Deadlocks in Specific Contexts

While the four conditions are universal, deadlocks manifest differently depending on the resources involved:

Threads: Deadlocks are extremely common with threads using locks (mutexes). The classic two-thread, two-lock example (Thread A needs Lock X then Y; Thread B needs Lock Y then X) is a frequent culprit.
Processes: Processes can deadlock over shared resources like pipes, files, or inter-process communication (IPC) channels.
Databases: Transactions can deadlock when trying to acquire locks on database rows or tables needed by other transactions that are also waiting for locks. Database systems often use detection and rollback as a recovery mechanism.
Operating Systems: Processes can deadlock over system resources like memory pages, disk space, or I/O devices.

Practical Tips for Avoiding Deadlocks in Your Code

Since system-level avoidance or detection/recovery is often not available or desirable for application deadlocks, developers primarily rely on prevention within their application logic:

Consistent Lock Ordering: This is the most practical prevention technique (breaking Circular Wait). Define a strict order for acquiring multiple locks and always acquire them in that order. This is difficult in large codebases but highly effective when manageable.
- Example: If you ever need both lockA and lockB, decide you always acquire lockA before lockB.
Avoid Holding Locks While Waiting: If you hold a lock and need another resource that might take time to become available (like waiting for network data, user input, or another process), release the lock you hold before waiting. Reacquire it after the wait is over. This breaks Hold and Wait.
Minimize Lock Granularity and Holding Time: Acquire locks for the shortest possible time and protect the smallest necessary sections of code (critical sections). The less time a lock is held, the lower the chance of another process needing it while you wait for something else.
Use Lock-Free Data Structures: Whenever possible, use concurrent data structures or algorithms that don't rely on traditional locks (e.g., atomic operations, concurrent queues). This removes the possibility of deadlocks related to those specific resources.
Implement Lock Timeouts: When acquiring a lock, use a method that allows specifying a timeout. If the lock isn't acquired within the timeout, the attempt fails.
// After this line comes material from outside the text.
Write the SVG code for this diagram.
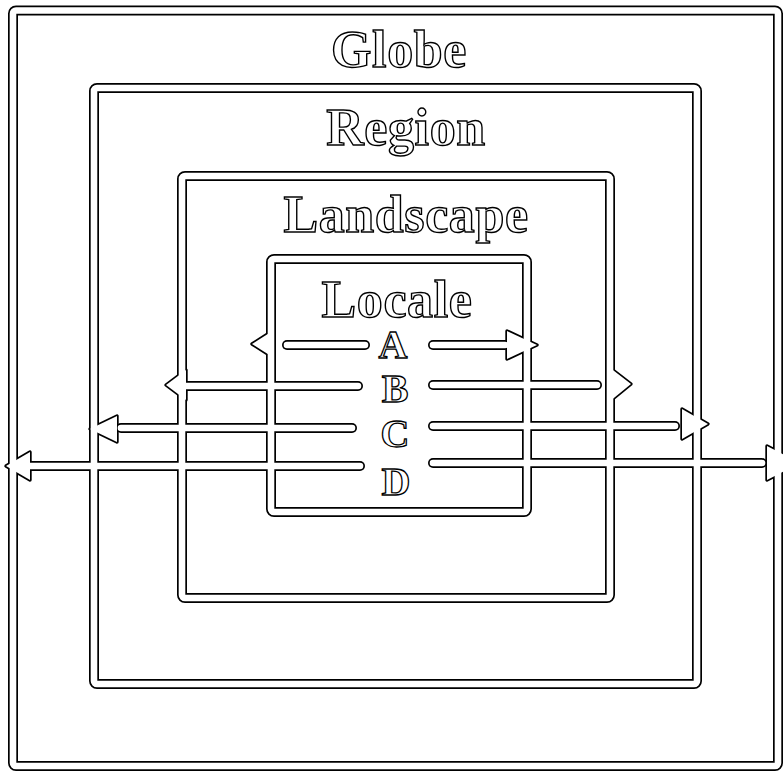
<svg xmlns="http://www.w3.org/2000/svg" xmlns:xlink="http://www.w3.org/1999/xlink" width="783" height="774" viewBox="0 0 783 774">
  <style>
    .case { fill: none; stroke: #000; stroke-width: 10; stroke-linecap: round; stroke-linejoin: round; }
    .core { fill: none; stroke: #fff; stroke-width: 6.6; stroke-linecap: round; stroke-linejoin: round; }
    .head-case { fill: #000; stroke: #000; stroke-width: 3.4; stroke-linejoin: round; }
    .head-core { fill: #fff; stroke: none; }
    .title { font-family: "Liberation Serif", "Times New Roman", serif; font-weight: bold; font-size: 52px; letter-spacing: 0.6px; fill: #fff; stroke: #000; stroke-width: 1.4; text-anchor: middle; }
    .letter { font-family: "Liberation Serif", "Times New Roman", serif; font-weight: bold; font-size: 40px; fill: #fff; stroke: #000; stroke-width: 1.3; text-anchor: middle; }
  </style>
  <defs>
    <!-- scale walls (centre lines of the double-lined bands) -->
    <rect id="w-globe" x="13" y="10.5" width="765" height="755.5" rx="3"/>
    <rect id="w-region" x="94" y="88" width="603" height="596" rx="3"/>
    <rect id="w-landscape" x="182" y="176" width="428" height="422" rx="3"/>
    <rect id="w-locale" x="271" y="259" width="256" height="253" rx="3"/>
    <!-- flow pipes, one per side per level -->
    <path id="p-a-l" d="M365 345 H287"/>
    <path id="p-a-r" d="M433 345 H505"/>
    <path id="p-b-l" d="M358 386 H186"/>
    <path id="p-b-r" d="M433 385 H597"/>
    <path id="p-c-l" d="M352 428 H121"/>
    <path id="p-c-r" d="M433 426 H675"/>
    <path id="p-d-l" d="M360 466 H30"/>
    <path id="p-d-r" d="M433 463 H762"/>
    <!-- arrowheads sitting on the walls -->
    <polygon id="h-a-l" points="252,344 274,330 274,358"/>
    <polygon id="h-a-r" points="507,331 537,345 507,359"/>
    <polygon id="h-b-l" points="166,385 186,370 186,400"/>
    <polygon id="h-b-r" points="609,367 631,384 609,402"/>
    <polygon id="h-c-l" points="90,429 117,416 117,442"/>
    <polygon id="h-c-r" points="682,409 708,424 682,439"/>
    <polygon id="h-d-l" points="6,466 30,452 30,480"/>
    <polygon id="h-d-r" points="767,446 800,463 767,480"/>
  </defs>

  <rect width="783" height="774" fill="#fff"/>

  <!-- black casing under every band so crossings merge -->
  <g id="casing">
    <use xlink:href="#w-globe" class="case"/>
    <use xlink:href="#w-region" class="case"/>
    <use xlink:href="#w-landscape" class="case"/>
    <use xlink:href="#w-locale" class="case"/>
    <use xlink:href="#p-a-l" class="case"/>
    <use xlink:href="#p-a-r" class="case"/>
    <use xlink:href="#p-b-l" class="case"/>
    <use xlink:href="#p-b-r" class="case"/>
    <use xlink:href="#p-c-l" class="case"/>
    <use xlink:href="#p-c-r" class="case"/>
    <use xlink:href="#p-d-l" class="case"/>
    <use xlink:href="#p-d-r" class="case"/>
    <use xlink:href="#h-a-l" class="head-case"/>
    <use xlink:href="#h-a-r" class="head-case"/>
    <use xlink:href="#h-b-l" class="head-case"/>
    <use xlink:href="#h-b-r" class="head-case"/>
    <use xlink:href="#h-c-l" class="head-case"/>
    <use xlink:href="#h-c-r" class="head-case"/>
    <use xlink:href="#h-d-l" class="head-case"/>
    <use xlink:href="#h-d-r" class="head-case"/>
  </g>

  <g id="globe">
    <use xlink:href="#w-globe" class="core"/>
    <text class="title" x="399" y="67">Globe</text>
  </g>
  <g id="region">
    <use xlink:href="#w-region" class="core"/>
    <text class="title" x="406" y="145">Region</text>
  </g>
  <g id="landscape">
    <use xlink:href="#w-landscape" class="core"/>
    <text class="title" x="406" y="232">Landscape</text>
  </g>
  <g id="locale">
    <use xlink:href="#w-locale" class="core"/>
    <text class="title" x="397" y="317">Locale</text>
    <text class="letter" x="393" y="358">A</text>
    <text class="letter" x="395" y="402">B</text>
    <text class="letter" x="395" y="447">C</text>
    <text class="letter" x="396" y="495">D</text>
  </g>

  <g id="connectors">
    <use xlink:href="#p-a-l" class="core"/>
    <use xlink:href="#p-a-r" class="core"/>
    <use xlink:href="#p-b-l" class="core"/>
    <use xlink:href="#p-b-r" class="core"/>
    <use xlink:href="#p-c-l" class="core"/>
    <use xlink:href="#p-c-r" class="core"/>
    <use xlink:href="#p-d-l" class="core"/>
    <use xlink:href="#p-d-r" class="core"/>
    <use xlink:href="#h-a-l" class="head-core"/>
    <use xlink:href="#h-a-r" class="head-core"/>
    <use xlink:href="#h-b-l" class="head-core"/>
    <use xlink:href="#h-b-r" class="head-core"/>
    <use xlink:href="#h-c-l" class="head-core"/>
    <use xlink:href="#h-c-r" class="head-core"/>
    <use xlink:href="#h-d-l" class="head-core"/>
    <use xlink:href="#h-d-r" class="head-core"/>
  </g>
</svg>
The process holding resources and failing to acquire the new one can then release its held resources and retry. This helps break Hold and Wait and No Preemption (by simulating preemption via failure and release).
Thread Pool Management: Be careful with thread pools. If tasks within a thread pool require resources (like other threads from the same pool, or locks held by other tasks in the pool), the pool can deadlock if all threads are waiting for each other.

Conclusion

Deadlocks are not just theoretical computer science curiosities; they are real, system-crashing problems that lurk in concurrent applications. Understanding the four conditions is your key to identifying potential deadlock scenarios in your designs and code. While prevention techniques like consistent lock ordering are often the most viable strategies for application developers, knowing about detection and recovery helps you debug existing issues.

Mastering concurrency and avoiding deadlocks is a sign of true programming skill – the kind they don't always emphasize in introductory courses. It requires careful design, meticulous coding, and a deep understanding of how threads and processes interact with shared resources. Embrace this challenge, and you'll be building significantly more robust and reliable software.